De la Eucaristía nace la Iglesia. La institución de la Eucaristía es un momento clave en la serie de actos con los que Cristo fue colocando las bases de su Iglesia, que continuaría su obra entre los hombres. Si Cristo ha venido a constituir el nuevo pueblo de Dios que prolongue en la historia al pueblo de Israel, lo hace sobre todo en el momento en el que instituye la Eucaristía como sacramento de la nueva y definitiva alianza.
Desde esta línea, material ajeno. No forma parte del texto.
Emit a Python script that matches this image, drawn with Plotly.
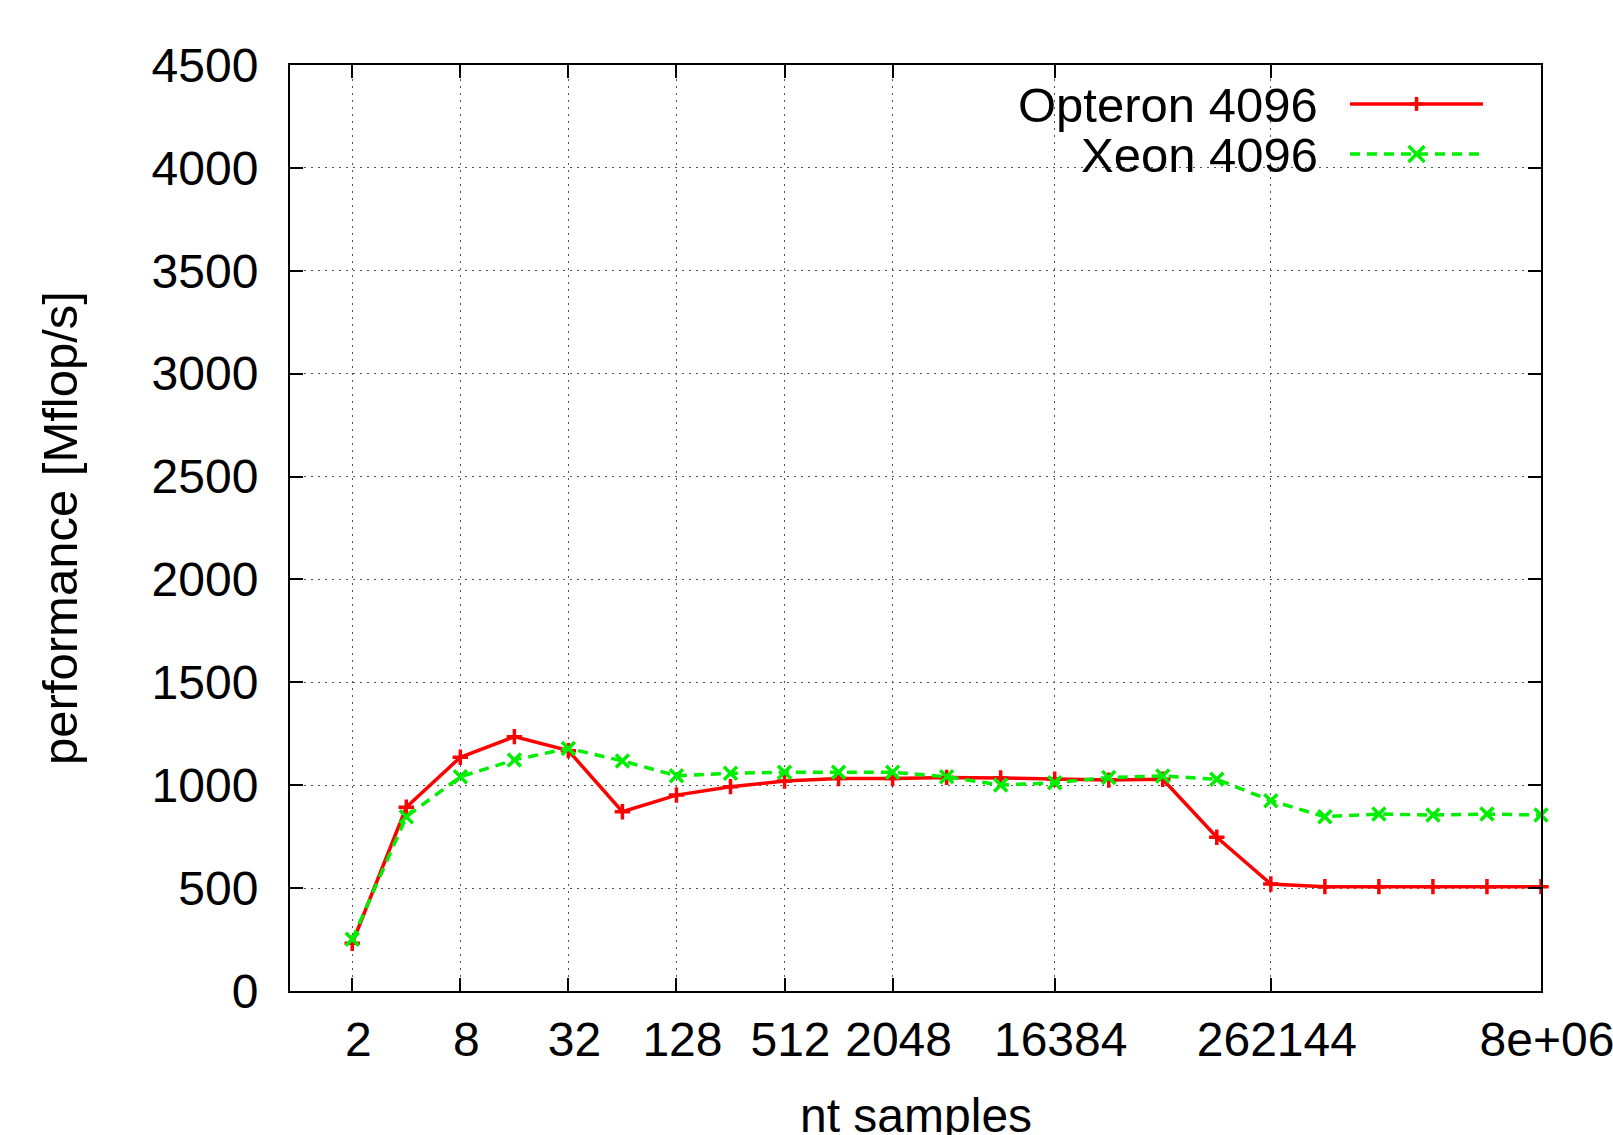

El antiguo pueblo de Israel se constituyó sobre la alianza que Dios estableció con él, simbolizada en el rito que Moisés realizó al asperjar la sangre de los animales sobre doce piedras, que representaban a las doce tribus de Israel y sobre otra central que representaba a Dios, diciendo: «Esta es la sangre de la alianza» (Ex 24, 8). Ahora Cristo estable el nuevo pueblo de Dios sobre la base de la nueva y definitiva alianza, que se sella con su sangre: «Esta es mi sangre de la alianza, que será derramada por todos para el perdón de los pecados» (Mt 26, 28; Mc 14, 24). Lucas y Pablo hablan de la nueva alianza (cf. Lc 22, 20; 1 Co 11, 25) en conexión con la profecía de Jeremías sobre la nueva alianza que Dios busca sellar con su pueblo (cf. Jr 31, 31-34).
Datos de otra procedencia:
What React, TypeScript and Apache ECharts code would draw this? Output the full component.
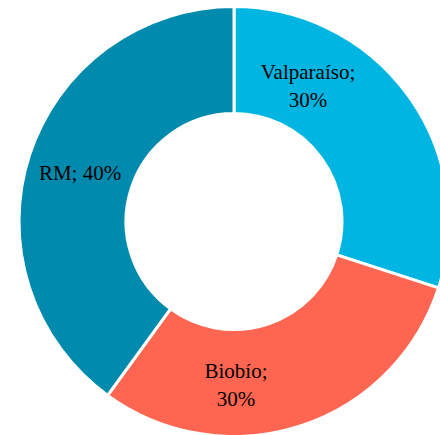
import React, { useEffect, useRef } from "react";
import * as echarts from "echarts";

const categories = ["Valparaíso", "Biobío", "RM"];
const values = [30, 30, 40];
const colors = ["#00B5E2", "#FF6652", "#008BAE"];
const labelSeparators = ["\n", "\n", " "];
const labelX = [308, 236, 80];
const labelY = [86, 385, 173];

export default function App() {
  const ref = useRef<HTMLDivElement>(null);
  useEffect(() => {
    if (!ref.current) return;
    const chart = echarts.init(ref.current, undefined, { renderer: "svg" });
    chart.setOption({
      animation: false,
      backgroundColor: "#ffffff",
      series: [
        {
          type: "pie",
          center: [234, 221.5],
          radius: [108, 215],
          startAngle: 90,
          clockwise: true,
          avoidLabelOverlap: false,
          itemStyle: { borderColor: "#ffffff", borderWidth: 3 },
          label: {
            show: true,
            position: "inside",
            fontFamily: "Liberation Serif",
            fontSize: 21,
            lineHeight: 28,
            color: "#000000",
            align: "center",
            formatter: (p: any) =>
              p.name + ";" + labelSeparators[p.dataIndex] + p.value + "%",
          },
          labelLayout: (p: any) => ({
            x: labelX[p.dataIndex],
            y: labelY[p.dataIndex],
            align: "center",
            verticalAlign: "middle",
          }),
          emphasis: { disabled: true },
          data: categories.map((c, i) => ({
            name: c,
            value: values[i],
            itemStyle: { color: colors[i] },
          })),
        },
      ],
    });
    return () => chart.dispose();
  }, []);
  return (
    <div
      ref={ref}
      style={{ position: "fixed", left: 0, top: 0, width: 440, height: 435 }}
    />
  );
}
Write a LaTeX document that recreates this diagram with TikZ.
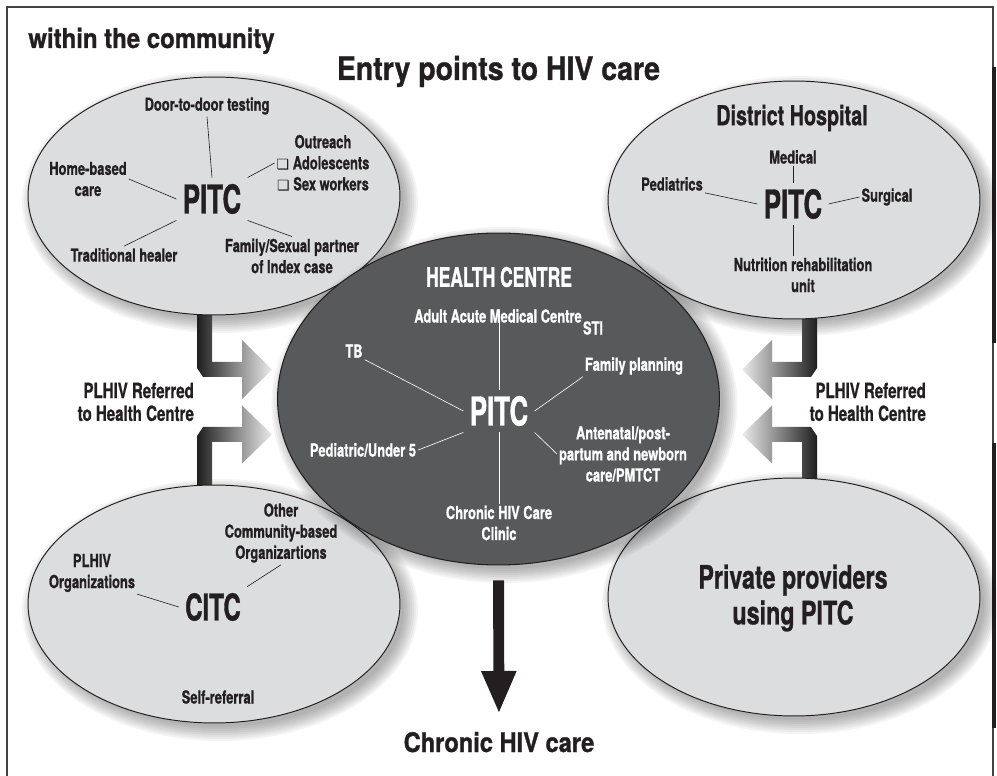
\documentclass[tikz,border=0pt]{standalone}
\usepackage{fontspec}
\setmainfont{TeX Gyre Heros}[FakeStretch=0.72, FakeBold=0.8]
\newfontfamily\headfont{TeX Gyre Heros}[FakeStretch=0.88, FakeBold=1]
\newfontfamily\capfont{TeX Gyre Heros}[FakeStretch=0.65, FakeBold=1]
\newfontfamily\boxfont{DejaVu Sans}
\usetikzlibrary{shapes.geometric,arrows.meta}
\definecolor{ink}{HTML}{231F20}
\definecolor{ovallight}{HTML}{DCDDDF}
\definecolor{ovaldark}{HTML}{58595B}
\newcommand\fsz[2]{\fontsize{#1}{#2}\selectfont\bfseries}
\newcommand\chk{{\boxfont\fontsize{8}{10}\selectfont ❑}}
% soft shadow under an oval: centre x, centre y, x radius, y radius
\newcommand\ovalshadow[4]{%
  \foreach \k in {0,...,7}
    \fill[black,opacity=.045] (#1+6,#2+6) ellipse [x radius=#3+12-2*\k, y radius=#4+12-2*\k];}
\tikzset{
  lightoval/.style={ellipse, draw=ink, line width=.55pt, fill=ovallight, inner sep=0pt,
    minimum width=7.44cm, minimum height=4.76cm},
  darkoval/.style={ellipse, draw=ink, line width=.6pt, fill=ovaldark, inner sep=0pt,
    minimum width=8.84cm, minimum height=6.64cm},
  leaf/.style={font=\fsz{10.2}{12}, text=ink, align=center, inner sep=1pt},
  wleaf/.style={leaf, text=white},
  hub/.style={font=\capfont\fsz{22.6}{24}, text=ink, inner sep=3.5pt},
  whub/.style={hub, text=white},
  heading/.style={text=ink, inner sep=0pt},
  spoke/.style={draw=ink, line width=.35pt},
  wspoke/.style={draw=white, line width=.35pt},
  referral/.style={draw=none},
  outflow/.style={draw=ink, line width=6.2pt, -{Triangle[width=18.2pt,length=24.5pt]},
    shorten <=8.5pt, shorten >=10pt},
  frame/.style={draw=ink!85, line width=1.1pt}
}

\begin{document}
\begin{tikzpicture}[x=0.02cm, y=-0.02cm]
\useasboundingbox (0,0) rectangle (997,776);
\draw[frame] (7,776) -- (7,7) -- (993,7) -- (993,776);
\draw[ink, line width=2.2pt] (994,67) -- (994,343) (994,443) -- (994,728);

\node[heading, font=\headfont\fsz{15.5}{18}, anchor=base west] (scope) at (28,48) {within the community};
\node[heading, font=\headfont\fsz{18.4}{21}, anchor=base] (title) at (498.5,80) {Entry points to HIV care};

\ovalshadow{214}{196}{186}{119}
\ovalshadow{794}{200}{186}{118}
\ovalshadow{214}{604}{186}{119}
\ovalshadow{794}{597}{186}{119}

% referral arrows into the health centre
\shade[referral, left color=black!88, right color=black!8]
  (212,300) -- (212,362) -- (242,362) -- (242,340) -- (272,369.5) -- (242,399)
  -- (242,377) -- (203,377) -- (197,368) -- (197,300) -- cycle;
\shade[referral, left color=black!88, right color=black!8]
  (212,500) -- (212,442) -- (242,442) -- (242,463.5) -- (272,434.5) -- (242,405.5)
  -- (242,427) -- (203,427) -- (197,436) -- (197,500) -- cycle;
\shade[referral, left color=black!8, right color=black!88]
  (802,300) -- (802,362) -- (772,362) -- (772,340) -- (742,369.5) -- (772,399)
  -- (772,377) -- (811,377) -- (817,368) -- (817,300) -- cycle;
\shade[referral, left color=black!8, right color=black!88]
  (802,500) -- (802,442) -- (772,442) -- (772,463.5) -- (742,434.5) -- (772,405.5)
  -- (772,427) -- (811,427) -- (817,436) -- (817,500) -- cycle;

\node[lightoval] (community) at (214,196) {};
\node[lightoval] (hospital) at (794,200) {};
\node[lightoval] (cbo) at (214,604) {};
\node[lightoval] (private) at (794,597) {};

\ovalshadow{498.5}{399}{221}{166}
\node[darkoval] (hc) at (498.5,399) {};

% community
\node[hub] (pitcA) at (212,199) {PITC};
\node[leaf] (door) at (207,106) {Door-to-door testing};
\node[leaf] (home) at (88,179) {Home-based\\care};
\node[leaf] (outreach) at (323,163) {Outreach\\\chk{} Adolescents\\\chk{} Sex workers};
\node[leaf] (healer) at (124,255) {Traditional healer};
\node[leaf] (partner) at (292,256) {Family/Sexual partner\\of Index case};
\draw[spoke] (door.south) -- (pitcA.north);
\draw[spoke] (home.east) -- (pitcA.west);
\draw[spoke] (pitcA.north east) -- (outreach.west);
\draw[spoke] (pitcA.south west) -- (healer.north);
\draw[spoke] (pitcA.south east) -- (partner.north);

% district hospital
\node[leaf, font=\fsz{15.6}{18}] (dh) at (792,118) {District Hospital};
\node[hub] (pitcB) at (793,204) {PITC};
\node[leaf] (medical) at (793,157) {Medical};
\node[leaf] (peds) at (672,184) {Pediatrics};
\node[leaf] (surgical) at (887,197) {Surgical};
\node[leaf] (nutrition) at (803,275) {Nutrition rehabilitation\\unit};
\draw[spoke] (medical.south) -- (pitcB.north);
\draw[spoke] (peds.south east) -- (pitcB.west);
\draw[spoke] (pitcB.east) -- (surgical.west);
\draw[spoke] (pitcB.south) -- (pitcB.south |- nutrition.north);

% health centre
\node[wleaf, font=\capfont\fsz{15.3}{17}] (hctitle) at (499,277) {HEALTH CENTRE};
\node[whub] (pitcC) at (499,411) {PITC};
\node[wleaf] (adult) at (498,316) {Adult Acute Medical Centre};
\node[wleaf] (sti) at (593,328) {STI};
\node[wleaf] (tb) at (354,351) {TB};
\node[wleaf] (famplan) at (634,366) {Family planning};
\node[wleaf] (ped5) at (363,450) {Pediatric/Under 5};
\node[wleaf] (antenatal) at (623,454) {Antenatal/post-\\partum and newborn\\care/PMTCT};
\node[wleaf] (clinic) at (499,523) {Chronic HIV Care\\Clinic};
\draw[wspoke] (pitcC.north) -- (pitcC.north |- adult.center);
\draw[wspoke] (tb.south east) -- (pitcC.west);
\draw[wspoke] (ped5.east) -- (pitcC.south west);
\draw[wspoke] (pitcC.east) -- (famplan.south west);
\draw[wspoke] (pitcC.south east) -- (antenatal.west);
\draw[wspoke] (pitcC.south) -- (clinic.north);

% community-based organizations
\node[hub, font=\capfont\fsz{21}{23}] (citc) at (213,607) {CITC};
\node[leaf] (other) at (281,533) {Other\\Community-based\\Organizartions};
\node[leaf] (plorg) at (92,573) {PLHIV\\Organizations};
\node[leaf] (selfref) at (218,697) {Self-referral};
\draw[spoke] (citc.north east) -- (other.south);
\draw[spoke] (plorg.south east) -- (citc.west);

% private sector
\node[leaf, font=\fsz{18.4}{20.4}] (pp) at (793,598) {Private providers\\using PITC};

\node[leaf, font=\fsz{11.9}{13}, align=right, anchor=east] (refL) at (196,402) {PLHIV Referred\\to Health Centre};
\node[leaf, font=\fsz{11.9}{13}, align=right, anchor=east] (refR) at (928,402) {PLHIV Referred\\to Health Centre};

\node[heading, font=\headfont\fsz{15.3}{18}, anchor=base] (care) at (499,752) {Chronic HIV care};
\draw[outflow] (hc.south) -- (care.north);
\end{tikzpicture}
\end{document}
La Eucaristía, centro y corazón de la Iglesia, simboliza la estructuración de la misma según los diversos dones y funciones que cada uno tiene en ella. No todos tienen la misma función en la Eucaristía, porque no todos tienen la misma función en la Iglesia. Unos son miembros del cuerpo de Cristo y, como tales, aportan su ofrenda a la Eucaristía y ofrecen también su ofrenda junto con Cristo, sacerdote y víctima. Otros, en cambio, representan la persona de Cristo en cuanto cabeza del Cuerpo místico, para hacer presente el sacrificio de Cristo sobre el altar. Son los Apóstoles y sus sucesores, así como los sacerdotes, elegidos por ellos como colaboradores. Reunida la comunidad bajo el ministerio sagrado del obispo, se manifiesta el símbolo de aquella caridad y unidad del Cuerpo místico de Cristo, sin el cual no puede haber salvación. En cada comunidad cristiana que celebra la Eucaristía está presente Cristo, el cual, con su poder, da unidad a la Iglesia (cf. Lumen gentium, 26).
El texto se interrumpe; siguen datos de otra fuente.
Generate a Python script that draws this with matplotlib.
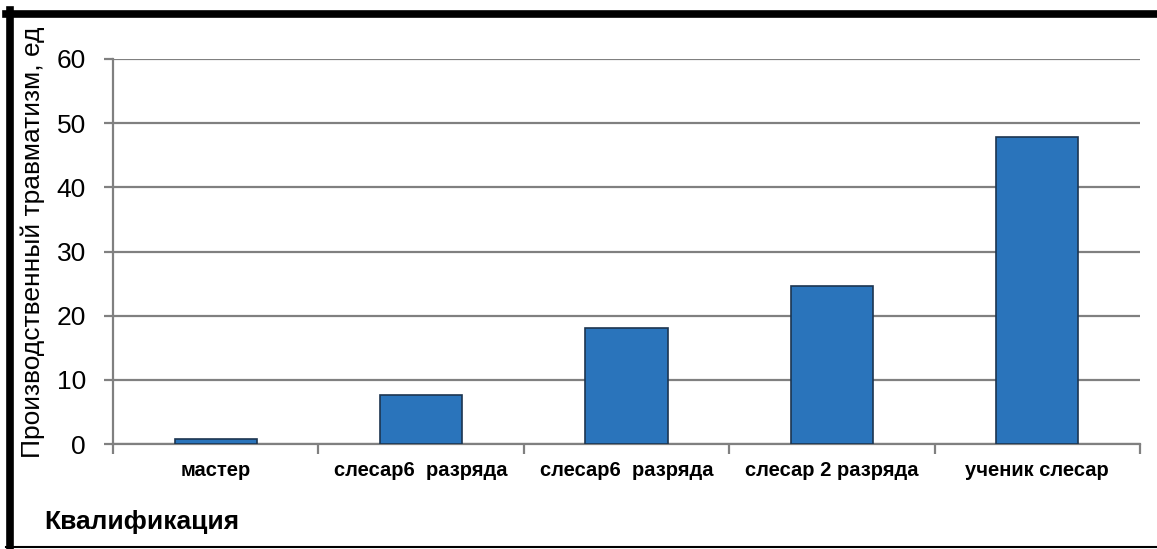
import matplotlib.pyplot as plt
import numpy as np
from matplotlib.lines import Line2D

plt.rcParams['font.family'] = ['Liberation Sans', 'DejaVu Sans']

categories = ['мастер', 'слесар6  разряда', 'слесар6  разряда', 'слесар 2 разряда', 'ученик слесар']
values = [0.8, 7.6, 18.1, 24.7, 47.8]
y_ticks = [0, 10, 20, 30, 40, 50, 60]

W, H = 1157, 549
fig = plt.figure(figsize=(W / 100, H / 100), dpi=100)
ax = fig.add_axes([113 / W, 1 - 444 / H, (1140 - 113) / W, (444 - 59) / H])

x = np.arange(len(categories))
ax.bar(x, values, width=0.4, color='#2a74bb', edgecolor='#1c3550', linewidth=1.2, zorder=3)

ax.set_xlim(-0.5, len(categories) - 0.5)
ax.set_ylim(0, 60)
ax.set_yticks(y_ticks)
ax.set_yticklabels([str(v) for v in y_ticks], fontsize=19)
ax.yaxis.grid(True, color='#808080', linewidth=1.6, zorder=0)
ax.tick_params(axis='y', length=6.5, width=1.6, color='#808080', pad=13)

# category ticks sit on the boundaries, labels in between
ax.set_xticks(np.arange(len(categories) + 1) - 0.5)
ax.set_xticklabels([])
ax.set_xticks(x, minor=True)
ax.set_xticklabels(categories, minor=True, fontsize=14.5, fontweight='bold')
ax.tick_params(axis='x', which='major', length=7.5, width=1.6, color='#808080')
ax.tick_params(axis='x', which='minor', length=0, pad=12)

for s in ['top', 'right']:
    ax.spines[s].set_visible(False)
for s in ['left', 'bottom']:
    ax.spines[s].set_color('#808080')
    ax.spines[s].set_linewidth(1.6)

fig.text(33 / W, 1 - 242 / H, 'Производственный травматизм, ед', rotation=90,
         ha='center', va='center', fontsize=19)
fig.text(44 / W, 1 - 522 / H, 'Квалификация', ha='left', va='center',
         fontsize=19, fontweight='bold')

# black frame around the picture
fig.add_artist(Line2D([6 / W, 1], [1 - 13.5 / H, 1 - 13.5 / H], color='black', linewidth=5.5))
fig.add_artist(Line2D([10 / W, 10 / W], [0, 1 - 10 / H], color='black', linewidth=5.5))
fig.add_artist(Line2D([6 / W, 1], [1 - 547 / H, 1 - 547 / H], color='black', linewidth=1.5))

fig.savefig('out.png', dpi=100)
Que Cristo sea cabeza del cuerpo quiere decir dos cosas: que de Cristo desciende todo el influjo vital a los miembros y que él es el centro de las decisiones, de la voluntad. Todos los miembros de la Iglesia están unidos en un mismo cuerpo y una misma sangre. La Eucaristía edifica a la Iglesia y la Iglesia conserva la Eucaristía y la actualiza en el aquí y ahora de la vida del hombre.

Conclusión

El gran jubileo del año 2000 es un año intensamente eucarístico. Alrededor de la Eucaristía se afianzan y se renuevan las personas, las familias, las parroquias, las asociaciones. Es un momento muy oportuno para acercarse con constancia a este manantial inagotable de vida interior y extraer de él toda su riqueza.

El jubileo es ante todo período de conversión, es decir, de retorno a Cristo. El rechazo del pecado y la penitencia nos tiene que llevar a volver nuestro corazón a Cristo presente entre nosotros en la Eucaristía. Ella es la meta del jubileo, lugar de encuentro con Dios y con los hermanos.

Que María, la Madre del Señor, nos lleve a su Hijo y nos guíe en este peregrinaje jubilar.